- WHAT TO DO
Only lines holding the word "this" should be copied from the material.

- INFORMATION SUPPLIED
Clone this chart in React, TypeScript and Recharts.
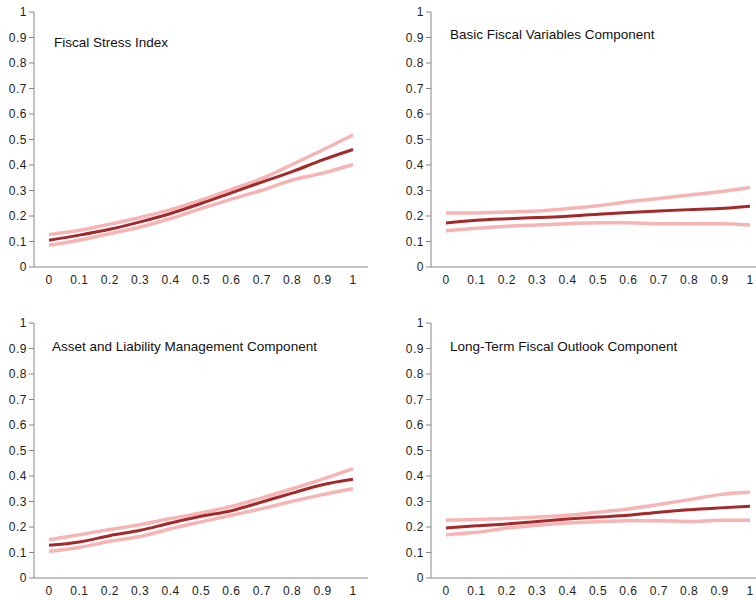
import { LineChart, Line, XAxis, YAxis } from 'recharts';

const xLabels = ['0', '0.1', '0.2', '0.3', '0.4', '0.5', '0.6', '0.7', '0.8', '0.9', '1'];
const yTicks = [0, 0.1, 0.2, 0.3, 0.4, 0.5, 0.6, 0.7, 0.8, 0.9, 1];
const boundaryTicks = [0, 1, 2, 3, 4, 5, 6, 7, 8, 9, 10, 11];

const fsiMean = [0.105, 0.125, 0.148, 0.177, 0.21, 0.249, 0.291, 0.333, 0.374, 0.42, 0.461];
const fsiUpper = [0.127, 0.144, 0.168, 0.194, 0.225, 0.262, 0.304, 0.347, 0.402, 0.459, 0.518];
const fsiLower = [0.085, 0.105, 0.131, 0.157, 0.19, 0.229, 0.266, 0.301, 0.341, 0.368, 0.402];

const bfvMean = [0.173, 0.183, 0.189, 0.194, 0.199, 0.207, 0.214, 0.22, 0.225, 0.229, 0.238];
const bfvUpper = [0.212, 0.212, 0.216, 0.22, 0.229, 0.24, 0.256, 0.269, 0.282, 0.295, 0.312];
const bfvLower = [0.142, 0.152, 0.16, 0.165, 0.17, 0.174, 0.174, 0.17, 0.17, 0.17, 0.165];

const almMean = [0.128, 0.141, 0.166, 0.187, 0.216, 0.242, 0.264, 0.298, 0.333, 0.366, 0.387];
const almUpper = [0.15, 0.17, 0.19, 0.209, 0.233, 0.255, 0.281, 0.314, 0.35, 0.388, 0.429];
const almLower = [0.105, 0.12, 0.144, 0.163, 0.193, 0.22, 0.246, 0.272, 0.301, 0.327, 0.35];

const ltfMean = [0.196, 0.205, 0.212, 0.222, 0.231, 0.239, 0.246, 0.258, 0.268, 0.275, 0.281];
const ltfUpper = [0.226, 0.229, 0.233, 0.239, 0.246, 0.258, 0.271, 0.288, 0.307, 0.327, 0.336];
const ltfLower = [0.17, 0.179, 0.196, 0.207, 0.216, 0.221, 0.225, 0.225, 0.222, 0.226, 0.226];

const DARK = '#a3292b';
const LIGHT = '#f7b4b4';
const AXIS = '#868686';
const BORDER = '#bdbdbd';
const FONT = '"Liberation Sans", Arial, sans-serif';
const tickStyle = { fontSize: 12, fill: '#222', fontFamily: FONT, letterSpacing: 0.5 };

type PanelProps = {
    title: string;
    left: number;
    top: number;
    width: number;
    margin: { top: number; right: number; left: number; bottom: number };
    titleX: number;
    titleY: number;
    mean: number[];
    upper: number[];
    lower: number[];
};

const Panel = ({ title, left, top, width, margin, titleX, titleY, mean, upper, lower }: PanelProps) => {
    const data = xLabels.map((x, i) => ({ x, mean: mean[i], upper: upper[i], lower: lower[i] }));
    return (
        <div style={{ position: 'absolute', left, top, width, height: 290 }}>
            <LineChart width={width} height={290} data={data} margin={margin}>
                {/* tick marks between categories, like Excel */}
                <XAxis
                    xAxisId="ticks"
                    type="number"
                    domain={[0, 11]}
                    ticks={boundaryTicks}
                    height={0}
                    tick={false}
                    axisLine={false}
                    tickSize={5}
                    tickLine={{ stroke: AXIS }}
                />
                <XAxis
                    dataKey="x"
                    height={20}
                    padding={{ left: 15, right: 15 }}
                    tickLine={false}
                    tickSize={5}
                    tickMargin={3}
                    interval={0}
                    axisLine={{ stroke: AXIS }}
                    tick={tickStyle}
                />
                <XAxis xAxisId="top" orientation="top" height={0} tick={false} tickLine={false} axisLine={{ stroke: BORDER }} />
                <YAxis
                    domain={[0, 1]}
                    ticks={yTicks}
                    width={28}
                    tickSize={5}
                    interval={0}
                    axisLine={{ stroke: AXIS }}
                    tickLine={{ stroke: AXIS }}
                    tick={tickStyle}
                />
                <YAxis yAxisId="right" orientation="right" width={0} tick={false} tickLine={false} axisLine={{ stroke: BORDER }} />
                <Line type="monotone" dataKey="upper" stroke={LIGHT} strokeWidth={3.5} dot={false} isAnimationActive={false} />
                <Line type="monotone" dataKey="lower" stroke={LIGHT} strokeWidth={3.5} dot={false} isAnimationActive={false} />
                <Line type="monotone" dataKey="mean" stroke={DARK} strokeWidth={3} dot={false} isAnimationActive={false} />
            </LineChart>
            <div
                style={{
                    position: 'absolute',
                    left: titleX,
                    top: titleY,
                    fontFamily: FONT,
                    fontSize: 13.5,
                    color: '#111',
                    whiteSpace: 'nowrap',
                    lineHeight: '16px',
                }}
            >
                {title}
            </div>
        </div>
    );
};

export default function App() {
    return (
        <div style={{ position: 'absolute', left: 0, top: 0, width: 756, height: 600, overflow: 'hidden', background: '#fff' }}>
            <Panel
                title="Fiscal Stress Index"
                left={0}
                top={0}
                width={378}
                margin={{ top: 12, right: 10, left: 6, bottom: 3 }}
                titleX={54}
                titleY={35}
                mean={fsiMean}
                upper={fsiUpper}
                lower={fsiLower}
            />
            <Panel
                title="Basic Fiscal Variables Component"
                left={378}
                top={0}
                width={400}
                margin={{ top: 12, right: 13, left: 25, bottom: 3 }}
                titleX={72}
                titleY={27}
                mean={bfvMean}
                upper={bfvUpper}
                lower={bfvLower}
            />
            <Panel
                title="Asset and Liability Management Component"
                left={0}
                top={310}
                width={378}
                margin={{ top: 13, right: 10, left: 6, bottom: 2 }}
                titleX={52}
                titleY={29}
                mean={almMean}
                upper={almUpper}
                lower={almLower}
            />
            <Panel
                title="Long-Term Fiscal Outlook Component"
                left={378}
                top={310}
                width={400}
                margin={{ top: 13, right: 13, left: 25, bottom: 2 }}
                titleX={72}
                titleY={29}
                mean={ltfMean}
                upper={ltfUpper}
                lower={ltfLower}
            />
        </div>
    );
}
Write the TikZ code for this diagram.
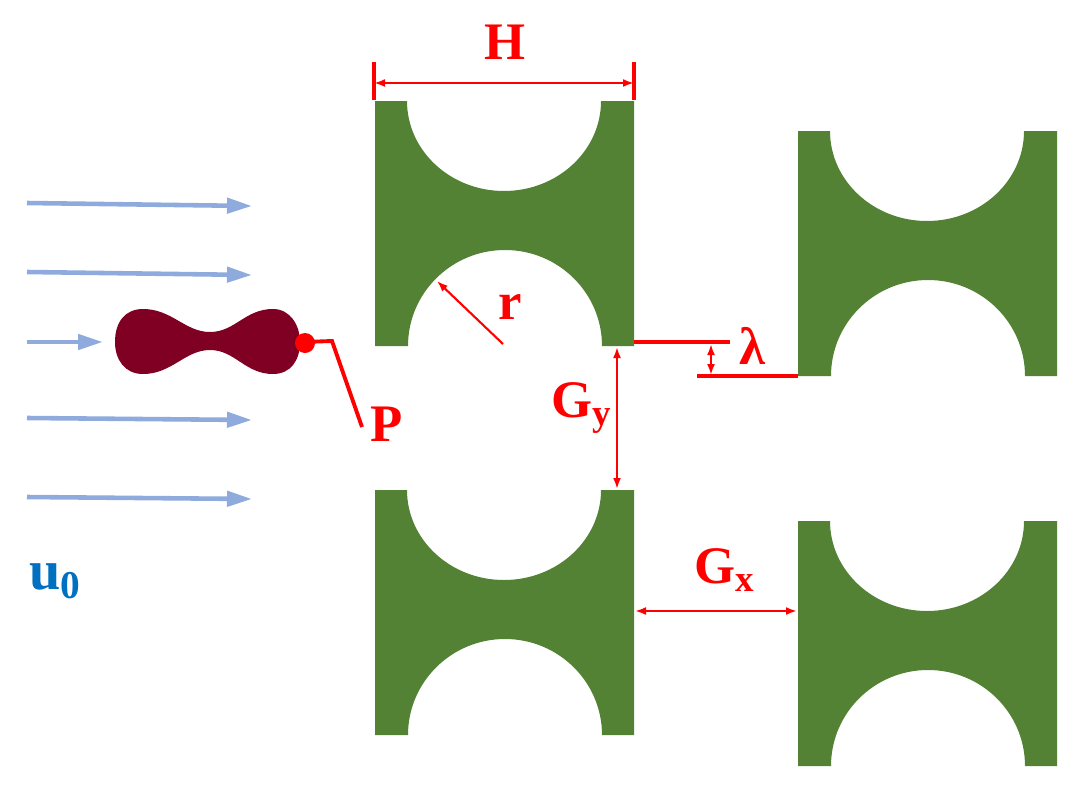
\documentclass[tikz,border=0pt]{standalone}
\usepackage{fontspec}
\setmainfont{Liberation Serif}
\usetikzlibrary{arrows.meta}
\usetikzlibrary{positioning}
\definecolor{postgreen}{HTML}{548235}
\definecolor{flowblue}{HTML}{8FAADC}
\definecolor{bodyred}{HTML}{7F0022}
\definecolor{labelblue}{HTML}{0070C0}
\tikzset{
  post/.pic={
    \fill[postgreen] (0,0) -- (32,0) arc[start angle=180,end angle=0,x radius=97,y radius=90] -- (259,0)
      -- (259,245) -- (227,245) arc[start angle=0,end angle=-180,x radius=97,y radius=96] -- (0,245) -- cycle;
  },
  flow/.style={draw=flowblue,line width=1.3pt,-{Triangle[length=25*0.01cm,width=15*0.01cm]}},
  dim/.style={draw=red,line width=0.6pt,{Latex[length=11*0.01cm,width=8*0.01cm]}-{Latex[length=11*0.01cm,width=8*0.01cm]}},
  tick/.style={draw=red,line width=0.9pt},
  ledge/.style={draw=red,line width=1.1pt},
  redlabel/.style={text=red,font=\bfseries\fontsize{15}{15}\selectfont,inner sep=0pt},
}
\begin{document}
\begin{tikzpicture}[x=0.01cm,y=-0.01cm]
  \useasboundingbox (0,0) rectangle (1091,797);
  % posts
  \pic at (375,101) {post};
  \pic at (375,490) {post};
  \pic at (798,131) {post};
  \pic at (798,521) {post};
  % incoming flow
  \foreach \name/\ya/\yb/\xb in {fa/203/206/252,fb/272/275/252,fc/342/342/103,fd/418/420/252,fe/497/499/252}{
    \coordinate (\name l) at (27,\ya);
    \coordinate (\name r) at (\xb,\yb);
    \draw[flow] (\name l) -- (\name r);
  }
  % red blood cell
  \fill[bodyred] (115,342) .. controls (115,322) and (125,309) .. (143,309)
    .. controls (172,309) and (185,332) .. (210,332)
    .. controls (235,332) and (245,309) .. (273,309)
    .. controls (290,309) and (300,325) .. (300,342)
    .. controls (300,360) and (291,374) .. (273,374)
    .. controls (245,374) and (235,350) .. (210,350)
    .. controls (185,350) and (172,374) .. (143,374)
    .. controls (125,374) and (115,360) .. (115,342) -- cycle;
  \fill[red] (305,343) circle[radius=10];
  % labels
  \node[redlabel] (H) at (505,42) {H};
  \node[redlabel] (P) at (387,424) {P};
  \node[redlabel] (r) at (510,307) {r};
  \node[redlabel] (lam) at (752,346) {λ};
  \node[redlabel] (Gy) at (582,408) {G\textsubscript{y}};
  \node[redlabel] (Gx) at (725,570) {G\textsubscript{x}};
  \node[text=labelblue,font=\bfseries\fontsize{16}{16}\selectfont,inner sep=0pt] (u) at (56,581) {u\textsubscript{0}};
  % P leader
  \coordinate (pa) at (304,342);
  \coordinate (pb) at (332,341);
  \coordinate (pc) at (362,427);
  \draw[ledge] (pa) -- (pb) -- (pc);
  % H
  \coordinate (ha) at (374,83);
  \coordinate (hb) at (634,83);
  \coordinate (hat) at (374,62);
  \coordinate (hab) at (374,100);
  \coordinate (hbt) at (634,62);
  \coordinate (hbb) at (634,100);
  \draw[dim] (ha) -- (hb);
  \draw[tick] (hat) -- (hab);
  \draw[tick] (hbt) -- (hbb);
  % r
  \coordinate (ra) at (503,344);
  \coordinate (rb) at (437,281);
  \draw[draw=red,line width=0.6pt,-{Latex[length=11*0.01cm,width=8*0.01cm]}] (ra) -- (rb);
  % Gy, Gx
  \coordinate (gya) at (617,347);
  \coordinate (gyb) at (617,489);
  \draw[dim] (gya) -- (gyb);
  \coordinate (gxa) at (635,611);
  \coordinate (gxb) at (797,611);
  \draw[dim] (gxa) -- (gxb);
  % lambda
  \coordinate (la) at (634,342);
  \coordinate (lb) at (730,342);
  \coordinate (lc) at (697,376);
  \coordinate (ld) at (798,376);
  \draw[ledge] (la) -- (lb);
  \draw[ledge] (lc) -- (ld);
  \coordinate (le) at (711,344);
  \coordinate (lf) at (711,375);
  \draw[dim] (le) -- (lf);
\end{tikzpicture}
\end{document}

- ANSWER TO THE EXERCISE
Clone this chart in React, TypeScript and Recharts.
Write the TikZ code for this diagram.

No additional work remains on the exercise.